With pretty much half the cast still to be rendered elsewhere and at a later date, the human actors on Dawn had to pretend for most of the shoot that fictional creatures were interacting with them. Matt Reeves must have fired up their imaginations sufficiently to deal with a blank screen of blank monkeys. Every day, I bet it went like – Okay, imagine there are 200 apes hanging out in front of your fortress. They are pissed…and on horses…and carrying spears…and some have automatic firearms…ACTION!!!
Jason Clarke from White House Down (2013) and Zero Dark Thirty (2012) plays Malcolm, one of the few level headed humans tasked with finding and reviving a power plant within the ape territory that would give precious power to the human colony already running on fumes. In contrast is Gary Oldman, who plays the colony’s governor of sorts, Dreyfus.
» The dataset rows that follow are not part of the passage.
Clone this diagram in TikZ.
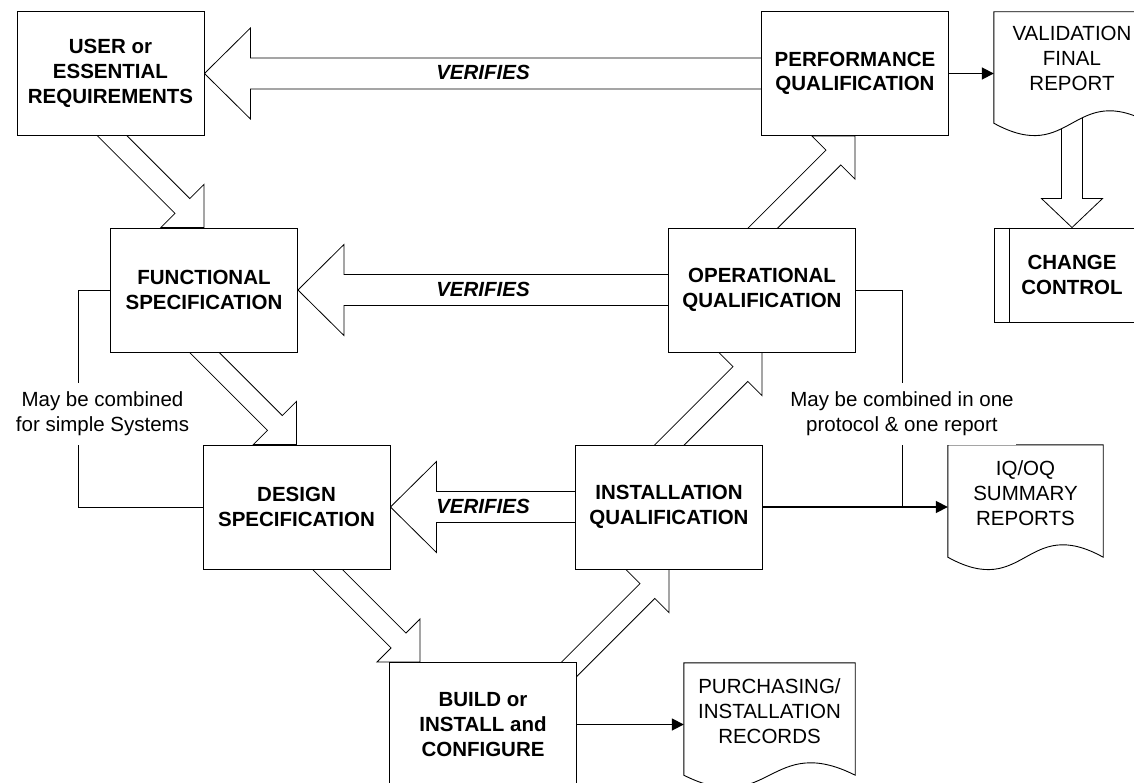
\documentclass[tikz,border=0pt]{standalone}
\usepackage{fontspec}
\setmainfont{Liberation Sans}
\usetikzlibrary{calc,arrows.meta}
\pgfdeclarelayer{bg}
\pgfsetlayers{bg,main}
% #1 tail, #2 tip, #3 shaft half width, #4 head half width, #5 head length
\newcommand\fatarrow[5]{%
  \coordinate (fatA) at #1;
  \coordinate (fatB) at #2;
  \coordinate (fatH) at ($(fatB)!#5!(fatA)$);
  \draw[fatline] ($(fatA)!#3!90:(fatB)$) -- ($(fatH)!#3!90:(fatB)$) -- ($(fatH)!#4!90:(fatB)$) -- (fatB)
    -- ($(fatH)!#4!-90:(fatB)$) -- ($(fatH)!#3!-90:(fatB)$) -- ($(fatA)!#3!-90:(fatB)$) -- cycle;}
\newcommand\docoutline[1]{%
  \draw[docline] (#1.south west) -- (#1.north west) -- (#1.north east) -- (#1.south east)
    .. controls ($(#1.south)+(0,-43)$) and ($(#1.south)+(0,43)$) .. (#1.south west) -- cycle;}
\tikzset{
  box/.style={draw, fill=white, line width=0.9pt, minimum width=187pt, minimum height=124pt,
    inner sep=0pt, align=center, font=\bfseries\fontsize{20.5}{24.7}\selectfont},
  docframe/.style={draw=none, minimum width=#1, minimum height=112pt, inner sep=0pt},
  doctext/.style={align=center, inner sep=0pt, font=\fontsize{20.5}{24.7}\selectfont},
  docline/.style={draw, fill=white, line width=0.9pt},
  fatline/.style={draw, fill=white, line width=0.8pt},
  conn/.style={line width=1.7pt, -{Triangle[length=12pt,width=12pt]}},
  bracketline/.style={line width=0.9pt},
  note/.style={fill=white, align=center, inner xsep=2pt, inner ysep=0pt, minimum height=62pt,
    font=\fontsize{20.5}{24.7}\selectfont},
  verif/.style={font=\bfseries\itshape\fontsize{20.5}{24.7}\selectfont, inner sep=0pt},
}
\begin{document}
\begin{tikzpicture}[x=1pt,y=-1pt]
\useasboundingbox (0,0) rectangle (1134,783);
\clip (0,0) rectangle (1134,783);
% process boxes
\node[box] (user) at (110.5,73.5) {USER or\\ESSENTIAL\\REQUIREMENTS};
\node[box] (pq) at (855,73.5) {PERFORMANCE\\QUALIFICATION};
\node[box] (fs) at (204,290) {FUNCTIONAL\\SPECIFICATION};
\node[box] (oq) at (762,290) {OPERATIONAL\\QUALIFICATION};
\node[box] (ds) at (296.5,507) {DESIGN\\SPECIFICATION};
\node[box] (iq) at (669,507) {INSTALLATION\\QUALIFICATION};
\node[box] (build) at (483,724.5) {BUILD or\\INSTALL and\\CONFIGURE};
\node[box, minimum width=156pt, minimum height=94pt] (cc) at (1072,275) {CHANGE\\CONTROL};
\draw[bracketline] ($(cc.north west)+(16,0)$) -- ($(cc.south west)+(16,0)$);
\draw[bracketline] ($(cc.north east)+(-16,0)$) -- ($(cc.south east)+(-16,0)$);
% documents
\node[docframe=156pt, minimum height=111pt] (vfr) at (1072,67.5) {};
\docoutline{vfr}
\node[doctext] (vfrt) at ($(vfr.center)+(0,-9)$) {VALIDATION\\FINAL\\REPORT};
\node[docframe=155pt] (iqoq) at (1025.5,501) {};
\docoutline{iqoq}
\node[doctext] (iqoqt) at ($(iqoq.center)+(0,-8)$) {IQ/OQ\\SUMMARY\\REPORTS};
\node[docframe=171pt] (purch) at (769.5,719) {};
\docoutline{purch}
\node[doctext] (purcht) at ($(purch.center)+(0,-8)$) {PURCHASING/\\INSTALLATION\\RECORDS};
% connectors
\draw[conn] (pq.east) -- (pq.east -| vfr.west);
\draw[conn] (iq.east) -- (iq.east -| iqoq.west);
\draw[conn] (build.east) -- (build.east -| purch.west);
\coordinate (j) at ($(iq.east)+(139,0)$);
\begin{pgfonlayer}{bg}
\fatarrow{(pq.center)}{(user.east)}{15.5pt}{45.5pt}{46pt}
\fatarrow{(oq.center)}{(fs.east)}{15.5pt}{45.5pt}{46pt}
\fatarrow{(iq.center)}{(ds.east)}{15.5pt}{45.5pt}{46pt}
\fatarrow{($(fs.north)+(-110,-110)$)}{(fs.north)}{10.5pt}{30.5pt}{30.5pt}
\fatarrow{($(ds.north)+(-110,-110)$)}{(ds.north)}{10.5pt}{30.5pt}{30.5pt}
\coordinate (bt) at ($(build.north west)+(31,0)$);
\fatarrow{($(bt)+(-110,-110)$)}{(bt)}{10.5pt}{30.5pt}{30.5pt}
\fatarrow{($(iq.south)+(-110,110)$)}{(iq.south)}{10.5pt}{30.5pt}{30.5pt}
\fatarrow{($(oq.south)+(-110,110)$)}{(oq.south)}{10.5pt}{30.5pt}{30.5pt}
\fatarrow{($(pq.south)+(-110,110)$)}{(pq.south)}{10.5pt}{30.5pt}{30.5pt}
\fatarrow{($(cc.north)+(0,-128)$)}{(cc.north)}{10.5pt}{30.5pt}{29pt}
\draw[bracketline] (fs.west) -- ++(-32,0) |- (ds.west);
\draw[bracketline] (oq.east) -| (j);
\end{pgfonlayer}
% labels
\node[note] (n1) at (102.5,414) {May be combined\\for simple Systems};
\node[note] (n2) at ($(j)+(0,-93)$) {May be combined in one\\protocol \& one report};
\node[verif] (v1) at (483,72) {VERIFIES};
\node[verif] (v2) at (483,289) {VERIFIES};
\node[verif] (v3) at (483,506) {VERIFIES};
\end{tikzpicture}
\end{document}
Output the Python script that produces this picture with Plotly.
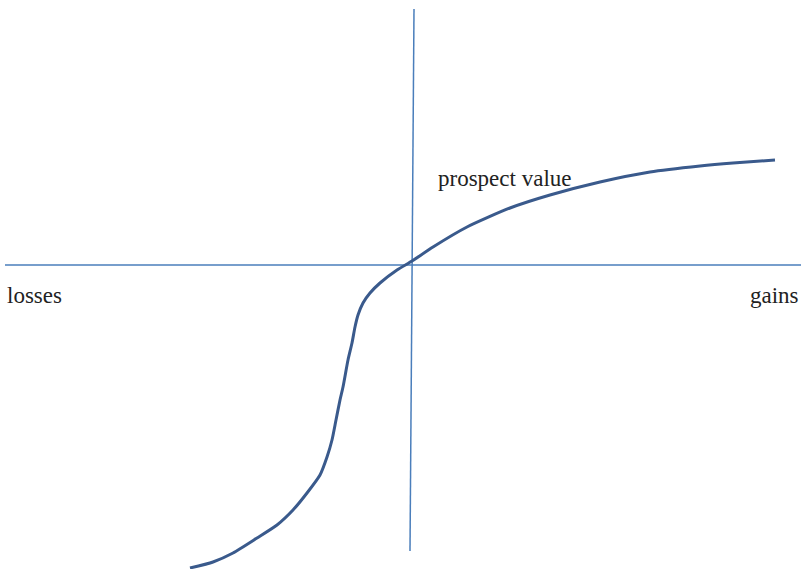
import plotly.graph_objects as go

# Prospect value curve (x: gains/losses, y: value), origin at axes crossing
curve_x = [-222, -199, -179, -155, -135, -119, -105, -92, -85, -80, -76, -72, -69, -64, -60, -57, -54, -49, -42, -32, -15, 0, 21, 55, 98, 138, 188, 238, 288, 321, 363]
curve_y = [-303, -297, -288, -273, -260, -245, -228, -210, -192, -175, -155, -135, -122, -95, -78, -62, -50, -38, -28, -18, -5, 4, 18, 38, 57, 70, 83, 93, 99, 102, 105]

axis_h_x = [-407, 389]
axis_h_y = [0, 0]
axis_v_x = [2, -2]
axis_v_y = [256, -286]

fig = go.Figure()
fig.add_trace(go.Scatter(x=axis_h_x, y=axis_h_y, mode="lines",
                         line=dict(color="#4a7ebb", width=1.5), hoverinfo="skip"))
fig.add_trace(go.Scatter(x=axis_v_x, y=axis_v_y, mode="lines",
                         line=dict(color="#4a7ebb", width=1.5), hoverinfo="skip"))
fig.add_trace(go.Scatter(x=curve_x, y=curve_y, mode="lines",
                         line=dict(color="#3a5a8c", width=3, shape="spline", smoothing=0.6)))

font = dict(family="Liberation Serif", size=23, color="#222222")
fig.add_annotation(x=-407, y=-30, text="losses", showarrow=False, xanchor="left", yanchor="middle", font=font)
fig.add_annotation(x=389, y=-30, text="gains", showarrow=False, xanchor="right", yanchor="middle", font=font)
fig.add_annotation(x=24, y=87, text="prospect value", showarrow=False, xanchor="left", yanchor="middle", font=font)

fig.update_layout(
    width=801, height=569,
    margin=dict(l=0, r=0, t=0, b=0),
    paper_bgcolor="white", plot_bgcolor="white",
    showlegend=False,
    xaxis=dict(range=[-412, 389], visible=False, fixedrange=True),
    yaxis=dict(range=[-304, 265], visible=False, fixedrange=True),
)
fig.write_html("out.html", config={"displayModeBar": False},
               post_script="document.body.style.margin='0';")
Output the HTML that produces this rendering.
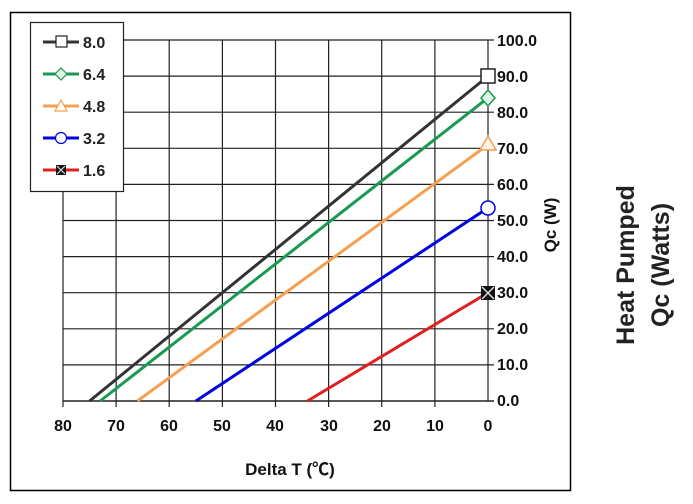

His only priority is the survival of the human race, and if that means wiping out another race vying for supremacy, so be it. Keri Russell is in there too as Ellie, one of the only doctors to survive the plague. She wasn’t too important, perhaps just to move the plot along, but I guess if the movie is filled with scarred up apes and Gary Oldman for two hours, a pretty face now and again is a welcome sight.
Now I have not seen the Michael Bay monstrosity that is Transformers: Age of Extinction, and hopefully I can avoid seeing it or at the very least avoid paying money to see it. But that movie was poised to rake in the big Summer blockbuster bucks because of its primo release date before the 4th of July. It was primed to lick clean out of the coveted Independence Day Weekend honey pot, traditionally when movie ticket sales peak and set records. But for the first time in years movie ticket sales plummeted during that holiday weekend. I’m only speculating, but its probably because the ones who saw it prior to the weekend would not recommend watching it to their friends. I only bring this up because I heard many, many theater goers talk as they were walking out of my screening of Dawn. And the consensus was basically, “Man, that was so much better than Transformers”. Ha! Suck it, Michael Bay!
Perhaps the difference between these two Summer epics was that Dawn was not too complicated. It was a simple story – simple and familiar. It was outright Shakespearean. The comparisons between Dawn and Julius Caesar do not stop with just the protagonist’s names. The loss of an empire through betrayal by the ones he trusted the most. Its just a new retelling of an old story. And audiences appreciate that. Don’t jerk them around for 1 and ½ hours and then bring out the Dinobots in the last 5 minutes. Make the beginning, middle and end of the film interesting and the audiences will flock to it and clap in the end. Appreciate it so much that they’ll feel sorry for wounded, intelligent apes, instead of feeling sorry that they spent $12 on a crappy movie.
Verdict: Dawn of the Planet of the Apes gets two enthusiastic opposable thumbs up.